Salzburg wird solche Momente gern annehmen und versuchen, über Kontersituationen zum Erfolg zu kommen. Gerade der Ex-Bremer Zlatko Junuzović und der erst 20-jährige Dominik Szoboszlai sind spielerisch der Schlüssel für schnelle Kombinationen und kluge Ideen im letzten Drittel. Sie sind an einem guten Tag auch dazu in der Lage, das bayerische Pressing hin und wieder alt aussehen zu lassen.

Doch Salzburg braucht mehr als diese beiden Spieler. Gerade mit den Flügeln gibt es Probleme, obwohl das marketingtechnisch ja ausgeschlossen sein sollte. Sowohl defensiv, wenn Mannschaften sich von außen über wenige Kontakte zwischen die Linien kombinieren, als auch offensiv, wo die Waffen oftmals zu stumpf sind, haben sie Probleme. Es fehlt trotz gut ausgespielter Kontersituationen zu oft die Präzision. Dass mit Patson Daka der beste Stürmer des Teams ausfällt, ist dahingehend ein großer Rückschlag.
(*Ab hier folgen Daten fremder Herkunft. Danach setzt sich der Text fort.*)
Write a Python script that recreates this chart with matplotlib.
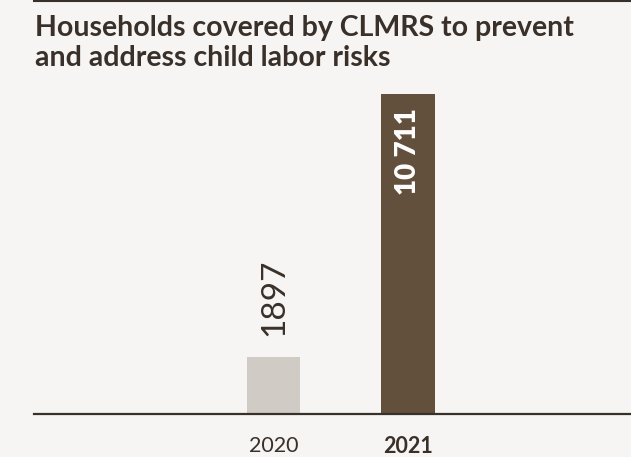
import matplotlib
matplotlib.use("Agg")
import matplotlib.pyplot as plt
from matplotlib.lines import Line2D

# Data
years = ["2020", "2021"]
households = [1897, 10711]
value_labels = ["1897", "10 711"]
title = "Households covered by CLMRS to prevent\nand address child labor risks"

# Styling
bg = "#f6f5f3"
ink = "#3a302a"
bar_colors = ["#d0cbc4", "#62503c"]
family = ["Lato", "DejaVu Sans"]

fig = plt.figure(figsize=(6.31, 4.57), dpi=100, facecolor=bg)
W, H = 631, 457
ax = fig.add_axes([34 / W, 43 / H, 1 - 34 / W, 340 / H], facecolor=bg)

x = list(range(len(years)))
ax.bar(x, households, width=0.396, color=bar_colors, zorder=2)
ax.set_xlim(-1.79, 2.664)
ax.set_ylim(0, 10711 * 340 / 320)

for s in ["top", "right", "left"]:
    ax.spines[s].set_visible(False)
ax.spines["bottom"].set_color(ink)
ax.spines["bottom"].set_linewidth(1.6)
ax.set_yticks([])
ax.set_xticks(x)
ax.set_xticklabels(years, fontsize=15.5, color=ink, family=family)
ax.tick_params(axis="x", length=0, pad=16)
ax.get_xticklabels()[0].set_fontweight("normal")
ax.get_xticklabels()[1].set_fontweight("bold")

# Value labels
ax.annotate(value_labels[0], (x[0], households[0]), xytext=(0, 15),
            textcoords="offset points", rotation=90, ha="center", va="bottom",
            fontsize=24, fontweight="normal", color=ink, family=family)
ax.annotate(value_labels[1], (x[1], households[1]), xytext=(0, -10),
            textcoords="offset points", rotation=90, ha="center", va="top",
            fontsize=20, fontweight="heavy", color="white", family=family)

# Title and top rule
fig.text(35 / W, 1 - 15 / H, title, ha="left", va="top", fontsize=20.5,
         fontweight="bold", color=ink, family=family, linespacing=1.2)
fig.add_artist(Line2D([34 / W, 1], [1 - 0.8 / H, 1 - 0.8 / H],
                      transform=fig.transFigure, color=ink, linewidth=1.5))

fig.savefig("out.png", dpi=100, facecolor=bg)
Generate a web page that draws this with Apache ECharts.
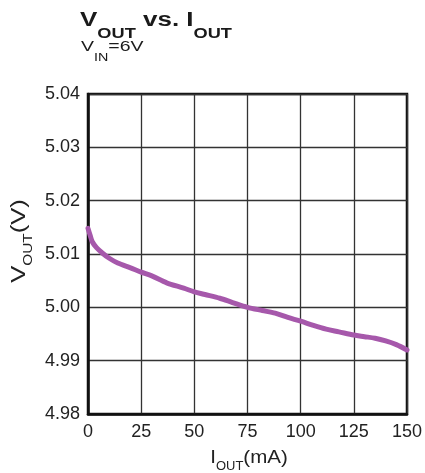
<!DOCTYPE html>
<html>
<head>
<meta charset="utf-8">
<script src="https://cdn.jsdelivr.net/npm/echarts@6/dist/echarts.min.js"></script>
<style>html,body{margin:0;padding:0;background:#fff}#c{width:425px;height:473px}</style>
</head>
<body>
<div id="c"></div>
<script>
const iout = [0, 1, 2, 4, 7, 10, 14, 20, 25, 30, 37, 45, 50, 55, 62, 68, 75, 82, 88, 94, 100, 106, 112, 118, 125, 130, 135, 140, 145, 150];
const vout = [5.0148, 5.0135, 5.0123, 5.0112, 5.0101, 5.0092, 5.0083, 5.0074, 5.0066, 5.0059, 5.0046, 5.0036, 5.0029, 5.0024, 5.0017, 5.0009, 5.0000, 4.9994, 4.9989, 4.9981, 4.9974, 4.9966, 4.9959, 4.9954, 4.9948, 4.9945, 4.9942, 4.9937, 4.9930, 4.9920];
const xTicks = [0, 25, 50, 75, 100, 125, 150];
const yTicks = [4.98, 4.99, 5.00, 5.01, 5.02, 5.03, 5.04];

const FONT = 'Liberation Sans, Arial, sans-serif';
const INK = '#1a1a1a';
const chart = echarts.init(document.getElementById('c'), null, {renderer: 'canvas'});
chart.setOption({
  animation: false,
  backgroundColor: '#fff',
  textStyle: {fontFamily: FONT},
  grid: {left: 88, top: 94, right: 17, bottom: 59, show: true, borderColor: '#111', borderWidth: 2.5},
  xAxis: {
    type: 'value', min: 0, max: 150, interval: 25,
    axisLine: {show: true, lineStyle: {color: '#111', width: 2.5}},
    axisTick: {show: false},
    splitLine: {show: true, lineStyle: {color: '#333', width: 1.3}},
    axisLabel: {color: '#222', fontSize: 18, fontFamily: FONT, margin: 9,
      formatter: v => xTicks.includes(v) ? String(v) : ''}
  },
  yAxis: {
    type: 'value', min: 4.98, max: 5.04, interval: 0.01,
    axisLine: {show: true, lineStyle: {color: '#111', width: 2.5}},
    axisTick: {show: false},
    splitLine: {show: true, lineStyle: {color: '#333', width: 1.3}},
    axisLabel: {color: '#222', fontSize: 18, fontFamily: FONT, margin: 8,
      formatter: v => v.toFixed(2)}
  },
  graphic: [{
    type: 'text', x: 80, y: 21, scaleX: 1.3,
    style: {
      text: '{b|V}{bs|OUT}{b| vs. I}{bs|OUT}',
      align: 'left', verticalAlign: 'top',
      rich: {
        b: {fontFamily: FONT, fontSize: 20, fontWeight: 'bold', fill: INK, lineHeight: 20, padding: [0, 0, 11, 0], verticalAlign: 'bottom'},
        bs: {fontFamily: FONT, fontSize: 14, fontWeight: 'bold', fill: INK, lineHeight: 14, verticalAlign: 'bottom'}
      }
    }
  }, {
    type: 'text', x: 81, y: 48, scaleX: 1.3,
    style: {
      text: '{n|V}{s|IN}{n|=6V}',
      align: 'left', verticalAlign: 'top',
      rich: {
        n: {fontFamily: FONT, fontSize: 15, fill: INK, lineHeight: 15, padding: [0, 0, 9, 0], verticalAlign: 'bottom'},
        s: {fontFamily: FONT, fontSize: 11, fill: INK, lineHeight: 11, verticalAlign: 'bottom'}
      }
    }
  }, {
    type: 'text', x: 249, y: 454, scaleX: 1.08,
    style: {
      text: '{n|I}{s|OUT}{n|(mA)}',
      align: 'center', verticalAlign: 'top',
      rich: {
        n: {fontFamily: FONT, fontSize: 19, fill: '#222', lineHeight: 19, padding: [0, 0, 6, 0], verticalAlign: 'bottom'},
        s: {fontFamily: FONT, fontSize: 12, fill: '#222', lineHeight: 12, verticalAlign: 'bottom'}
      }
    }
  }, {
    type: 'text', x: 25, y: 241, rotation: Math.PI / 2, scaleX: 1.28,
    style: {
      text: '{n|V}{s|OUT}{n|(V)}',
      align: 'center', verticalAlign: 'middle',
      rich: {
        n: {fontFamily: FONT, fontSize: 20, fill: '#222', lineHeight: 20, padding: [0, 0, 6, 0], verticalAlign: 'bottom'},
        s: {fontFamily: FONT, fontSize: 12, fill: '#222', lineHeight: 12, verticalAlign: 'bottom'}
      }
    }
  }],
  series: [{
    type: 'line', smooth: 0.3, showSymbol: false,
    data: iout.map((x, i) => [x, vout[i]]),
    lineStyle: {color: '#a658ab', width: 5, cap: 'round', join: 'round'},
    itemStyle: {color: '#a658ab'}
  }]
});
</script>
</body>
</html>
Er hätte mit seinen klugen Tiefenläufen ein wichtiges Mittel gegen die Bayern sein können.

Wenn Salzburg dennoch ein Leistungssprung gelingt und die Bayern nur annähernd so schläfrig sind wie in Köln, besteht durchaus die Chance auf eine Überraschung. Doch die Rollen sind klar verteilt. Mit einem Sieg können die Bayern einen riesigen Schritt in Richtung Achtelfinale machen. Und vor dem Knüller am Samstag wäre alles andere als das sehr ungünstig.